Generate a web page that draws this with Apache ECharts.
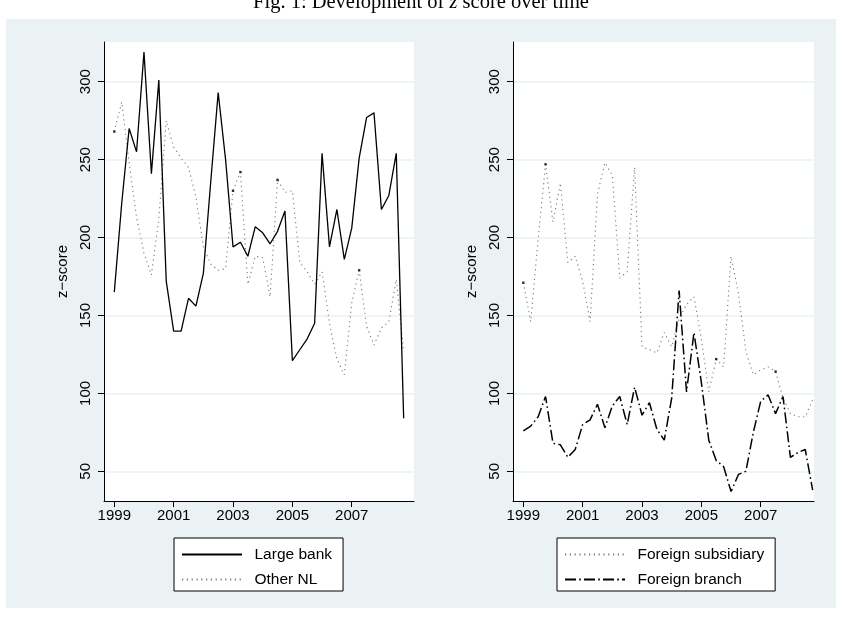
<!DOCTYPE html>
<html>
<head>
<meta charset="utf-8">
<title>Development of z-score over time</title>
<script src="https://cdn.jsdelivr.net/npm/echarts@6/dist/echarts.min.js"></script>
<style>
  html, body { margin: 0; padding: 0; background: #ffffff; }
  #chart { width: 842px; height: 621px; }
</style>
</head>
<body>
<div id="chart"></div>
<script>
// Quarterly observations, 1999q1 - 2008q4
const quarters = [
  '1999q1','1999q2','1999q3','1999q4','2000q1','2000q2','2000q3','2000q4',
  '2001q1','2001q2','2001q3','2001q4','2002q1','2002q2','2002q3','2002q4',
  '2003q1','2003q2','2003q3','2003q4','2004q1','2004q2','2004q3','2004q4',
  '2005q1','2005q2','2005q3','2005q4','2006q1','2006q2','2006q3','2006q4',
  '2007q1','2007q2','2007q3','2007q4','2008q1','2008q2','2008q3','2008q4'
];

// z-score by bank group
const largeBank = [165, 222, 270, 255, 319, 241, 301, 172, 140, 140, 161, 156, 177, 236, 293, 250,
                   194, 197, 188, 207, 203, 196, 204, 217, 121, 128, 135, 145, 254, 194, 218, 186,
                   206, 251, 277, 280, 218, 227, 254, 84];
const otherNL = [268, 287, 248, 213, 190, 176, 212, 275, 258, 251, 245, 226, 194, 183, 179, 180,
                 230, 242, 170, 188, 187, 162, 237, 229, 230, 184, 178, 170, 178, 145, 122, 112,
                 158, 179, 143, 131, 142, 146, 173, 127];
const foreignSubsidiary = [171, 146, 199, 247, 210, 235, 184, 188, 172, 146, 228, 248, 240, 174, 178, 245,
                           130, 128, 126, 139, 130, 148, 157, 162, 135, 101, 122, 117, 188, 164, 127, 112,
                           115, 117, 114, 97, 87, 85, 85, 96];
const foreignBranch = [76, 79, 85, 98, 68, 67, 59, 64, 80, 83, 93, 78, 92, 98, 80, 104,
                       86, 94, 77, 70, 97, 166, 101, 139, 107, 70, 57, 53, 37, 48, 50, 75,
                       95, 99, 87, 98, 59, 62, 64, 38];

// quarters where the dotted pattern leaves a visible vertex dot
const otherNLDots = [0, 16, 17, 22, 33];
const foreignSubsidiaryDots = [0, 3, 26, 34];

// axis ticks
const yearTicks = [1999, 2001, 2003, 2005, 2007];
const scoreTicks = [50, 100, 150, 200, 250, 300];

const BG = '#EAF2F3';
const SANS = 'Liberation Sans, Arial, Helvetica, sans-serif';
const SERIF = 'Liberation Serif, Times New Roman, serif';

const time = quarters.map(q => {
  const [y, n] = q.split('q');
  return Number(y) + (Number(n) - 1) / 4;
});
const pairs = vals => vals.map((v, i) => [time[i], v]);
const dots = (vals, idx) => idx.map(i => [time[i], vals[i]]);

function xAxisFor(gridIndex, max) {
  return {
    type: 'value', gridIndex, min: 1998.653, max,
    axisLine: { show: true, onZero: false, lineStyle: { color: '#000', width: 1 } },
    axisTick: { show: true, length: 6, customValues: yearTicks, lineStyle: { color: '#000', width: 1 } },
    axisLabel: { customValues: yearTicks, formatter: v => String(v),
                 fontSize: 15, fontFamily: SANS, color: '#000', margin: 7.5 },
    splitLine: { show: false }
  };
}
function yAxisFor(gridIndex) {
  return {
    type: 'value', gridIndex, min: 30.95, max: 325.47,
    name: 'z\u2212score', nameLocation: 'middle', nameGap: 34, nameRotate: 90,
    nameTextStyle: { fontSize: 15, fontFamily: SANS, color: '#000' },
    axisLine: { show: true, onZero: false, lineStyle: { color: '#000', width: 1 } },
    axisTick: { show: true, length: 6, customValues: scoreTicks, lineStyle: { color: '#000', width: 1 } },
    axisLabel: { customValues: scoreTicks, formatter: v => String(v), rotate: 90,
                 fontSize: 15, fontFamily: SANS, color: '#000', margin: 11 },
    splitLine: { show: true, lineStyle: { color: BG, width: 1.5 } }
  };
}
function legendFor(names, left) {
  return {
    data: names, orient: 'vertical', left, top: 538,
    itemWidth: 60, itemHeight: 14, itemGap: 9,
    padding: [8.5, 11, 3.5, 7],
    backgroundColor: '#fff', borderColor: '#000', borderWidth: 1, borderRadius: 0,
    itemStyle: { opacity: 0, borderWidth: 0 },
    textStyle: { fontSize: 15.5, fontFamily: SANS, color: '#000', padding: [0, 0, 0, 7.5] },
    selectedMode: false
  };
}

const solid = { color: '#000', width: 1.3, type: 'solid' };
const dotted = { color: '#7a7a7a', width: 1.1, type: [1.2, 3.6] };
const dashDot = { color: '#000', width: 1.5, type: [11, 3.2, 1.6, 3.2] };

const chart = echarts.init(document.getElementById('chart'), null, { renderer: 'canvas' });
chart.setOption({
  animation: false,
  backgroundColor: 'transparent',
  graphic: [
    { type: 'rect', z: -10, silent: true, shape: { x: 6, y: 19, width: 830, height: 589 }, style: { fill: BG } },
    {
      type: 'text', silent: true, x: 421, y: 3,
      style: {
        text: 'Fig. 1: Development of {it|z} score over time',
        fontFamily: SERIF, fontSize: 20.5, fill: '#000',
        align: 'center', verticalAlign: 'middle',
        rich: { it: { fontStyle: 'italic', fontFamily: SERIF, fontSize: 20.5 } }
      }
    }
  ],
  grid: [
    { left: 104, top: 42, width: 310, height: 459, show: true, backgroundColor: '#fff', borderWidth: 0 },
    { left: 513, top: 42, width: 301, height: 459, show: true, backgroundColor: '#fff', borderWidth: 0 }
  ],
  xAxis: [xAxisFor(0, 2009.098), xAxisFor(1, 2008.795)],
  yAxis: [yAxisFor(0), yAxisFor(1)],
  legend: [
    legendFor(['Large bank', 'Other NL'], 174),
    legendFor(['Foreign subsidiary', 'Foreign branch'], 557)
  ],
  series: [
    { name: 'Other NL', type: 'line', xAxisIndex: 0, yAxisIndex: 0, data: pairs(otherNL),
      symbol: 'none', color: dotted.color, lineStyle: dotted, z: 2 },
    { name: 'Large bank', type: 'line', xAxisIndex: 0, yAxisIndex: 0, data: pairs(largeBank),
      symbol: 'none', color: '#000', lineStyle: solid, z: 3 },
    { type: 'scatter', xAxisIndex: 0, yAxisIndex: 0, data: dots(otherNL, otherNLDots),
      symbol: 'rect', symbolSize: 2.4, itemStyle: { color: '#000' }, silent: true, z: 4 },
    { name: 'Foreign subsidiary', type: 'line', xAxisIndex: 1, yAxisIndex: 1, data: pairs(foreignSubsidiary),
      symbol: 'none', color: dotted.color, lineStyle: dotted, z: 2 },
    { name: 'Foreign branch', type: 'line', xAxisIndex: 1, yAxisIndex: 1, data: pairs(foreignBranch),
      symbol: 'none', color: '#000', lineStyle: dashDot, z: 3 },
    { type: 'scatter', xAxisIndex: 1, yAxisIndex: 1, data: dots(foreignSubsidiary, foreignSubsidiaryDots),
      symbol: 'rect', symbolSize: 2.4, itemStyle: { color: '#000' }, silent: true, z: 4 }
  ]
});
</script>
</body>
</html>
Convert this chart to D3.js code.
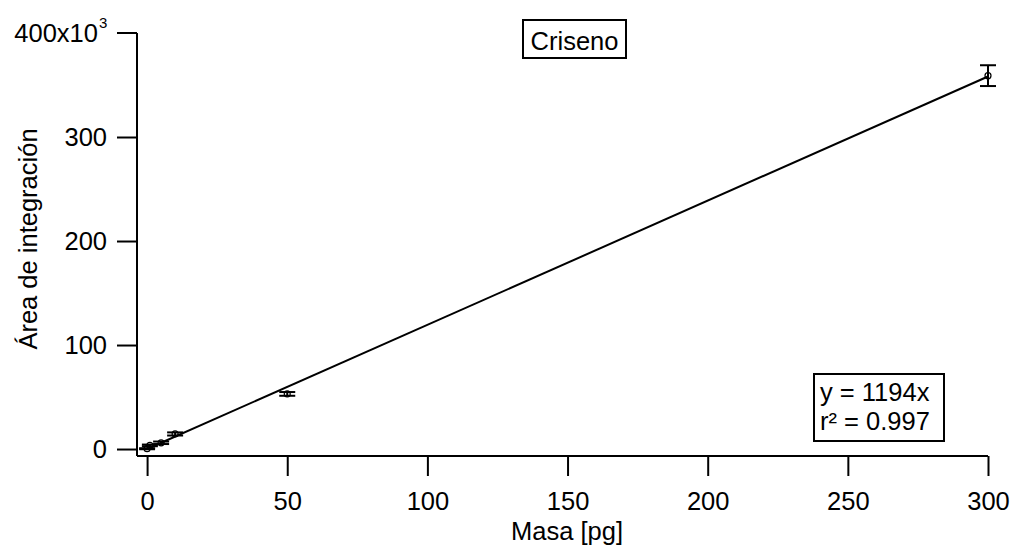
<!DOCTYPE html>
<html>
<head>
<meta charset="utf-8">
<script src="https://cdn.jsdelivr.net/npm/d3@7"></script>
<style>
  body { margin: 0; background: #fff; }
  text { font-family: "Liberation Sans", Arial, sans-serif; fill: #000; }
</style>
</head>
<body>
<div id="chart"></div>
<script>
// data
const masa = [0, 1, 5, 10, 50, 300];
const area = [300, 3500, 6000, 14500, 53000, 359000];
const errArea = [500, 800, 1200, 1500, 1800, 10000];
const xTicks = [0, 50, 100, 150, 200, 250, 300];
const yTicks = [0, 100000, 200000, 300000, 400000];
const slope = 1194;
const r2 = 0.997;

const fs = 25.5;
const width = 1013, height = 550;
const svg = d3.select('#chart').append('svg')
    .attr('width', width)
    .attr('height', height);

const x = d3.scaleLinear().domain([-3.6, 300]).range([137, 988]);
const y = d3.scaleLinear().domain([-6700, 400000]).range([456, 33]);

// axes
const xAxis = svg.append('g')
    .attr('transform', `translate(0,${y.range()[0]})`)
    .call(d3.axisBottom(x).tickValues(xTicks).tickSize(20).tickSizeOuter(0).tickPadding(16));
const yAxis = svg.append('g')
    .attr('transform', `translate(${x.range()[0]},0)`)
    .call(d3.axisLeft(y).tickValues(yTicks.slice(0, -1)).tickFormat(d => d / 1000).tickSize(20).tickSizeOuter(0).tickPadding(10));

[xAxis, yAxis].forEach(a => {
    a.attr('font-size', fs).attr('font-family', '"Liberation Sans", Arial, sans-serif');
    a.select('.domain').attr('stroke-width', 2);
    a.selectAll('.tick line').attr('stroke-width', 2);
});
xAxis.select('.domain').attr('d', `M${x.range()[0]},0H${x.range()[1]}`);
yAxis.select('.domain').attr('d', `M0,${y.range()[0]}V${y(400000)}`);

// top tick with 10^3 label
yAxis.append('line')
    .attr('x1', -20).attr('x2', 0)
    .attr('y1', y(400000)).attr('y2', y(400000))
    .attr('stroke', '#000').attr('stroke-width', 2);
svg.append('text')
    .attr('x', 98).attr('y', 42)
    .attr('text-anchor', 'end')
    .attr('font-size', fs)
    .text('400x10');
svg.append('text')
    .attr('x', 99).attr('y', 28)
    .attr('font-size', 15)
    .text('3');

// axis titles
svg.append('text')
    .attr('x', 567).attr('y', 540)
    .attr('text-anchor', 'middle')
    .attr('font-size', fs)
    .text('Masa [pg]');
svg.append('text')
    .attr('transform', `translate(37,239) rotate(-90)`)
    .attr('text-anchor', 'middle')
    .attr('font-size', fs)
    .text('Área de integración');

// fit line
svg.append('line')
    .attr('x1', x(0)).attr('y1', y(0))
    .attr('x2', x(300)).attr('y2', y(slope * 300))
    .attr('stroke', '#000').attr('stroke-width', 2);

// error bars
const pts = masa.map((m, i) => ({m: m, a: area[i], e: errArea[i]}));
const eb = svg.append('g').attr('stroke', '#000').attr('stroke-width', 2);
eb.selectAll('.bar').data(pts).join('line')
    .attr('x1', d => x(d.m)).attr('x2', d => x(d.m))
    .attr('y1', d => y(d.a - d.e)).attr('y2', d => y(d.a + d.e));
eb.selectAll('.capTop').data(pts).join('line')
    .attr('x1', d => x(d.m) - 8).attr('x2', d => x(d.m) + 8)
    .attr('y1', d => y(d.a + d.e)).attr('y2', d => y(d.a + d.e));
eb.selectAll('.capBot').data(pts).join('line')
    .attr('x1', d => x(d.m) - 8).attr('x2', d => x(d.m) + 8)
    .attr('y1', d => y(d.a - d.e)).attr('y2', d => y(d.a - d.e));

// markers
svg.append('g').selectAll('circle').data(pts).join('circle')
    .attr('cx', d => x(d.m)).attr('cy', d => y(d.a))
    .attr('r', 3)
    .attr('fill', 'none')
    .attr('stroke', '#000')
    .attr('stroke-width', 1.2);

// title box
svg.append('rect')
    .attr('x', 523).attr('y', 20).attr('width', 103).attr('height', 38)
    .attr('fill', '#fff').attr('stroke', '#000').attr('stroke-width', 2);
svg.append('text')
    .attr('x', 574.5).attr('y', 50)
    .attr('text-anchor', 'middle')
    .attr('font-size', fs)
    .text('Criseno');

// fit legend box
svg.append('rect')
    .attr('x', 814).attr('y', 374).attr('width', 130).attr('height', 67)
    .attr('fill', '#fff').attr('stroke', '#000').attr('stroke-width', 2);
svg.append('text')
    .attr('x', 820).attr('y', 401)
    .attr('font-size', fs)
    .text(`y = ${slope}x`);
svg.append('text')
    .attr('x', 820).attr('y', 430)
    .attr('font-size', fs)
    .text(`r² = ${r2}`);
</script>
</body>
</html>
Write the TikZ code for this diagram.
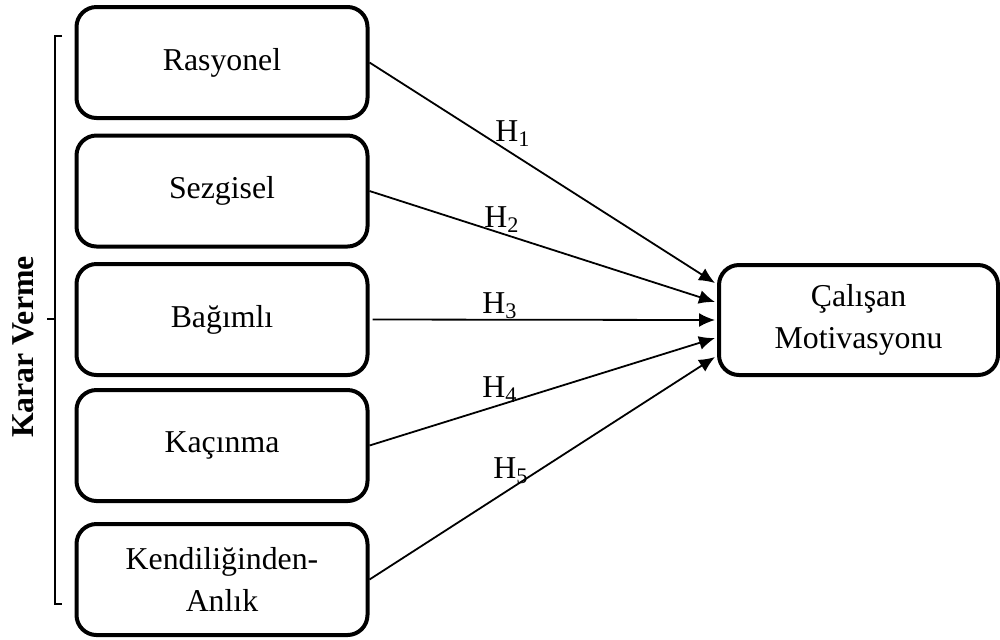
\documentclass[tikz,border=0pt]{standalone}
\usepackage{fontspec}
\setmainfont{Liberation Serif}
\usetikzlibrary{arrows.meta,calc}
\begin{document}
\begin{tikzpicture}[x=0.5pt,y=-0.5pt,
  every node/.style={font=\fontsize{15.9}{21}\selectfont},
  box/.style={draw,line width=2pt,rounded corners=10pt,align=center,inner sep=0pt},
  lbox/.style={box,minimum width=145.5pt,minimum height=55.5pt},
  conn/.style={line width=0.9pt,-{Latex[length=8pt,width=7pt]}},
  hlab/.style={anchor=base west,inner sep=0pt}]
\useasboundingbox (0,0) rectangle (1000,639);
\node[lbox] (b1) at (222,62.5) {Rasyonel};
\node[lbox] (b2) at (222,191) {Sezgisel};
\node[lbox] (b3) at (222,319.5) {Bağımlı};
\node[lbox] (b4) at (222,445.5) {Kaçınma};
\node[lbox] (b5) at (222,579.5) {Kendiliğinden-\\Anlık};
\node[box,minimum width=139.5pt,minimum height=55pt] (m) at (858.5,320) {Çalışan\\Motivasyonu};
\coordinate (t1) at ($(m.west)+(-2,-37)$);
\coordinate (t2) at ($(m.west)+(-2,-18)$);
\coordinate (t3) at ($(m.west)+(-2,0)$);
\coordinate (t4) at ($(m.west)+(-2,18)$);
\coordinate (t5) at ($(m.west)+(-2,37)$);
\draw[conn] (b1.east) -- (t1);
\draw[conn] (b2.east) -- (t2);
\draw[conn] ($(b3.east)+(3,0)$) -- (t3);
\draw[conn] (b4.east) -- (t4);
\draw[conn] (b5.east) -- (t5);
\node[hlab] (h1) at (495,141) {H\textsubscript{1}};
\node[hlab] (h2) at (484,227) {H\textsubscript{2}};
\node[hlab] (h3) at (482,313) {H\textsubscript{3}};
\node[hlab] (h4) at (482,397) {H\textsubscript{4}};
\node[hlab] (h5) at (493,478) {H\textsubscript{5}};
\coordinate (bt) at (62,36);
\coordinate (bb) at (62,604);
\coordinate (bm) at (47,319);
\draw[line width=0.6pt] (bt) -- (55,36) -- (55,604) -- (bb);
\draw[line width=0.6pt] (55,319) -- (bm);
\node[rotate=90,anchor=base,font=\fontsize{15.9}{21}\selectfont\bfseries] (kv) at (33,347) {Karar Verme};
\end{tikzpicture}
\end{document}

#### Exercise details
For each line of the entries that includes "this", show that line.

#### The answer
Generate a web page that draws this with Apache ECharts.
Convert this chart to D3.js code.
Write the TikZ code for this diagram.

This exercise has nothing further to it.